Metro officials on Thursday unveiled a budget likely to please riders but one that left some board members skeptical about whether the transit agency could truly avoid fare increases and service cuts when revenue is down and ridership is declining.
The proposed spending plan marks a sharp departure from just a few months ago, when officials hinted that they might have to raise fares or cut service to balance the books. But pushback from board members representing the District and the hiring of a new general manager appear to have forced the agency’s financial managers to rethink their approach.
“This is a great opportunity, in some ways, to use the budget to take a breath and look at where we are,” said Metro’s newly-installed general manager, Paul J. Wiedefeld. “It is a good strategy right now until we get our arms around where we are.”
Indeed, the proposed budget for the fiscal year that begins July 1 includes no fare increases or service cuts, nor does it ask local jurisdictions to increase how much they contribute to Metro’s operations. The plan, however, does include several initiatives aimed at winning back riders that could affect Metro’s already shaky bottom line.
One customer-friendly initiative, for example, would allow a 15-minute “same station entry/exit grace period” to end Metro’s policy of charging riders who enter a station and leave it within minutes — most often during service disruptions. That would cost the transit agency an estimated $2 million a year.
A proposal to start peak morning fares an hour later — at 6 a.m. instead of at the system’s 5 a.m. opening — also would have financial implications.
But the initiatives fall in line with Wiedefeld’s pledge to create a more customer-friendly system.
“Metro is viewing 2017 as a reset,” said Dennis Anosike, Metro’s chief financial officer. He said the pause will give Wiedefeld, who officially began his job Monday, more time to review Metro’s operations and determine his priorities.
For the next fiscal year, budget officials are projecting a 5 percent decline in revenue — from $938 million to $890 million. Overall, the budget calls for $1.7 billion in spending for daily operations, $845.3 million of which would come from contributions from the local jurisdictions served by Metro. The proposed overall spending plan is roughly $3 billion.
Anosike said the agency would bridge the gap between revenue and expenses through a combination of strategies. It will depend more heavily on grant money from the Federal Transit Administration that flows to its capital program. Not all of those federal dollars are spent each year, and budget officials say that roughly $64 million could be used to fund preventive maintenance costs that were previously paid out of the operating budget.
An additional $2 million in savings would come from cutting administrative expenses, and $20 million in savings would come from a “board efficiency work plan.”
But some board members were skeptical about the numbers presented.
Michael Goldman, who represents Maryland, said he had concerns about the credibility of the proposal, adding that some elements “defy logic.”

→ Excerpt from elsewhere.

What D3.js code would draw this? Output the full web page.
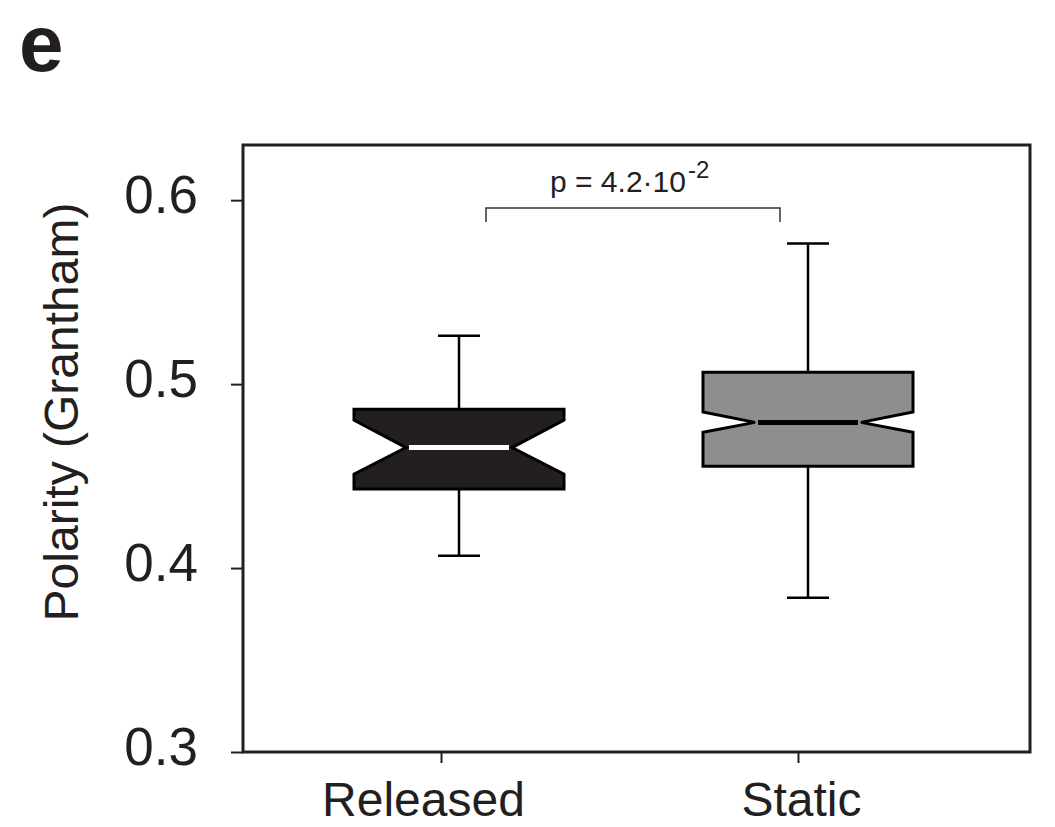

Board Chairman Mortimer L. Downey said that taking money from the capital program to fund operations sets a bad precedent. “I think we’re setting ourselves up for a long-term problem,” Downey said. “The fact that we haven’t been able to use the money that’s there [in the capital program] doesn’t mean that the needs aren’t there. It just means we haven’t been reducing our backlog.”
But board member Harriet Tregoning, who represents the federal government, said she understands the need for a timeout. Given the loss of rider confidence in the system, she said it was unrealistic to think that the board would be successful in pushing through a fare increase or asking local jurisdictions for more money.
“I don’t see this as a drastic change to how we’ll be funding in the future, but in some ways, a pause means we double-down next year,” she said.
In an interview after the meeting, Wiedefeld said he understands Downey’s concerns and pledged that using the capital funds for operations would be a “one-time thing.”
“Mort is correct,” he said. “It is a slippery slope. [But] it is money that is just sitting there. It’s a relatively small amount, and my commitment is that this is a one-time deal.”
Meanwhile, a presentation to the board’s Customer Service and Operations Committee that showed a sharp drop in customer satisfaction among Metro riders prompted heated exchanges. When asked by a board member to explain the factors behind rider dissatisfaction, Deputy General Manager Rob Troup noted that as many as 70 rail cars are sidelined. Having fewer cars can mean crowding and delays, but Troup offered assurances that efforts are underway to repair cars more quickly.
That drew a sharp response from board member Leif Dormsjo.
“Statements that things are getting better or things are moving in the right direction are false statements,” said Dormsjo, director of the D.C. Department of Transportation. “Things are not moving in the right direction. I think we need to be more candid, more transparent, more honest about what’s going on here.”